◆ **Collected data**:
■ ■ ■ ■ ■ ■ ■
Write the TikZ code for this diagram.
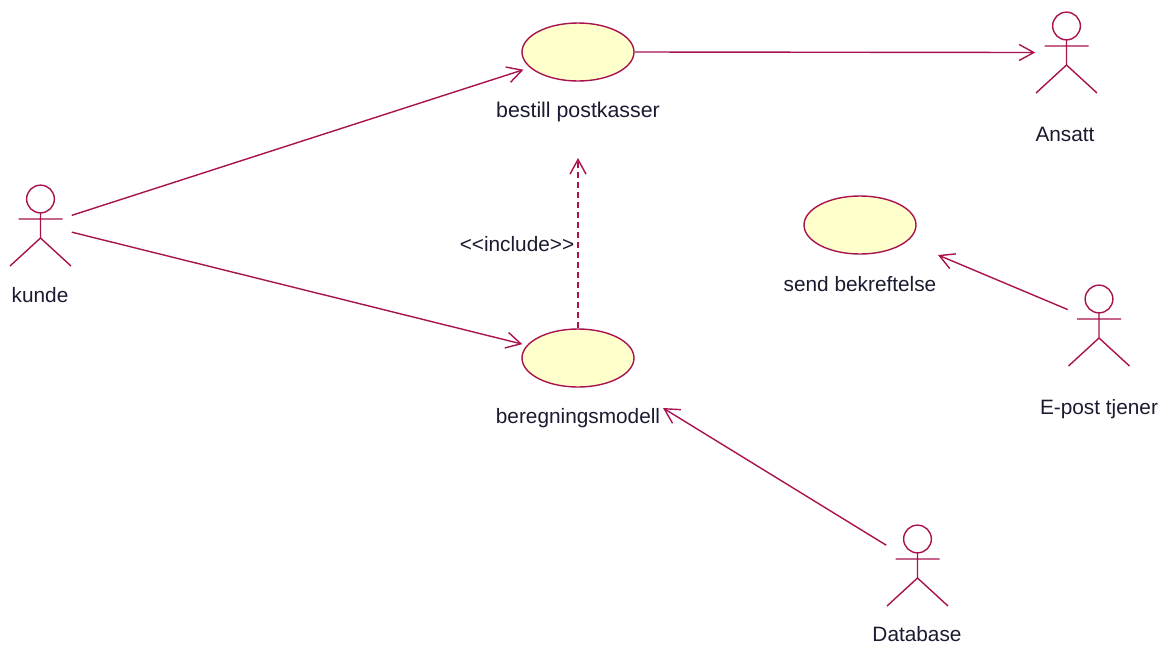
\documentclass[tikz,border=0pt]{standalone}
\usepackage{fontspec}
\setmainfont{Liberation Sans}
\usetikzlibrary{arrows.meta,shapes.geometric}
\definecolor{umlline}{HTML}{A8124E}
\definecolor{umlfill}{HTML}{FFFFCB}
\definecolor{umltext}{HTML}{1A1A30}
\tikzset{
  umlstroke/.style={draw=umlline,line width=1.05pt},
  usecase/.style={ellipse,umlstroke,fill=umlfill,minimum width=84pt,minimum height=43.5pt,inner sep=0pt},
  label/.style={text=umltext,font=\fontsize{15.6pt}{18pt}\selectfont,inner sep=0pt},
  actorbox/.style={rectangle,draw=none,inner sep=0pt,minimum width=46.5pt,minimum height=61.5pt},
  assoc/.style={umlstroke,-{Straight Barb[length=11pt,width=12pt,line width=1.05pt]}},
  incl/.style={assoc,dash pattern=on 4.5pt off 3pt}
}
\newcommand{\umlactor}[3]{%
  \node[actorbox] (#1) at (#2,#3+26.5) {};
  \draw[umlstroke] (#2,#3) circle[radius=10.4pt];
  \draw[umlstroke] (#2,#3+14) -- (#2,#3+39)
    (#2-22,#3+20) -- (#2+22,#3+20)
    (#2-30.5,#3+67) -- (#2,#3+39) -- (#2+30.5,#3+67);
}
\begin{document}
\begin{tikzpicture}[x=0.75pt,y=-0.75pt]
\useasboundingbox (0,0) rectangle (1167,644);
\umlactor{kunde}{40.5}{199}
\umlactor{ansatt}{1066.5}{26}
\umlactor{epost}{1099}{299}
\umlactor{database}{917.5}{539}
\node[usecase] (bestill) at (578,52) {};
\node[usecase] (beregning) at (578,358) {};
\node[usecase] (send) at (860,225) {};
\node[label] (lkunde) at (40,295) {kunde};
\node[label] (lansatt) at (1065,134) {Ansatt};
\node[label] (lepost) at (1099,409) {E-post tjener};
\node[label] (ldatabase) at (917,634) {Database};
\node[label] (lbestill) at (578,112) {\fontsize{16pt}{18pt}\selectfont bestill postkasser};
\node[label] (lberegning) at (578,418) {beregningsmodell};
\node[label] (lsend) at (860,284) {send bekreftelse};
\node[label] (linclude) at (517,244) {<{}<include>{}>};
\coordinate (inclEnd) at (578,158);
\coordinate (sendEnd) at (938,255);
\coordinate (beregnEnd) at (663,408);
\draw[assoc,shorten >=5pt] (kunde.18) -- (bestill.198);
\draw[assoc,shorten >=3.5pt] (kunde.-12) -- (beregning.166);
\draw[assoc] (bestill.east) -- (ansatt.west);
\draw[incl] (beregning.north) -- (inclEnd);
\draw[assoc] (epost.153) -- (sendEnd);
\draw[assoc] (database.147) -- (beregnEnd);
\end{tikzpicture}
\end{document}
■ ■ ■ ■ ■ ■ ■
◆ **Task instructions**: Leave out the pictures and output the rest of the material exactly as written.

◆ **Answer to this problem**:
Write the TikZ code for this diagram.
\documentclass[tikz,border=0pt]{standalone}
\usepackage{fontspec}
\setmainfont{Liberation Sans}
\usetikzlibrary{arrows.meta,shapes.geometric}
\definecolor{umlline}{HTML}{A8124E}
\definecolor{umlfill}{HTML}{FFFFCB}
\definecolor{umltext}{HTML}{1A1A30}
\tikzset{
  umlstroke/.style={draw=umlline,line width=1.05pt},
  usecase/.style={ellipse,umlstroke,fill=umlfill,minimum width=84pt,minimum height=43.5pt,inner sep=0pt},
  label/.style={text=umltext,font=\fontsize{15.6pt}{18pt}\selectfont,inner sep=0pt},
  actorbox/.style={rectangle,draw=none,inner sep=0pt,minimum width=46.5pt,minimum height=61.5pt},
  assoc/.style={umlstroke,-{Straight Barb[length=11pt,width=12pt,line width=1.05pt]}},
  incl/.style={assoc,dash pattern=on 4.5pt off 3pt}
}
\newcommand{\umlactor}[3]{%
  \node[actorbox] (#1) at (#2,#3+26.5) {};
  \draw[umlstroke] (#2,#3) circle[radius=10.4pt];
  \draw[umlstroke] (#2,#3+14) -- (#2,#3+39)
    (#2-22,#3+20) -- (#2+22,#3+20)
    (#2-30.5,#3+67) -- (#2,#3+39) -- (#2+30.5,#3+67);
}
\begin{document}
\begin{tikzpicture}[x=0.75pt,y=-0.75pt]
\useasboundingbox (0,0) rectangle (1167,644);
\umlactor{kunde}{40.5}{199}
\umlactor{ansatt}{1066.5}{26}
\umlactor{epost}{1099}{299}
\umlactor{database}{917.5}{539}
\node[usecase] (bestill) at (578,52) {};
\node[usecase] (beregning) at (578,358) {};
\node[usecase] (send) at (860,225) {};
\node[label] (lkunde) at (40,295) {kunde};
\node[label] (lansatt) at (1065,134) {Ansatt};
\node[label] (lepost) at (1099,409) {E-post tjener};
\node[label] (ldatabase) at (917,634) {Database};
\node[label] (lbestill) at (578,112) {\fontsize{16pt}{18pt}\selectfont bestill postkasser};
\node[label] (lberegning) at (578,418) {beregningsmodell};
\node[label] (lsend) at (860,284) {send bekreftelse};
\node[label] (linclude) at (517,244) {<{}<include>{}>};
\coordinate (inclEnd) at (578,158);
\coordinate (sendEnd) at (938,255);
\coordinate (beregnEnd) at (663,408);
\draw[assoc,shorten >=5pt] (kunde.18) -- (bestill.198);
\draw[assoc,shorten >=3.5pt] (kunde.-12) -- (beregning.166);
\draw[assoc] (bestill.east) -- (ansatt.west);
\draw[incl] (beregning.north) -- (inclEnd);
\draw[assoc] (epost.153) -- (sendEnd);
\draw[assoc] (database.147) -- (beregnEnd);
\end{tikzpicture}
\end{document}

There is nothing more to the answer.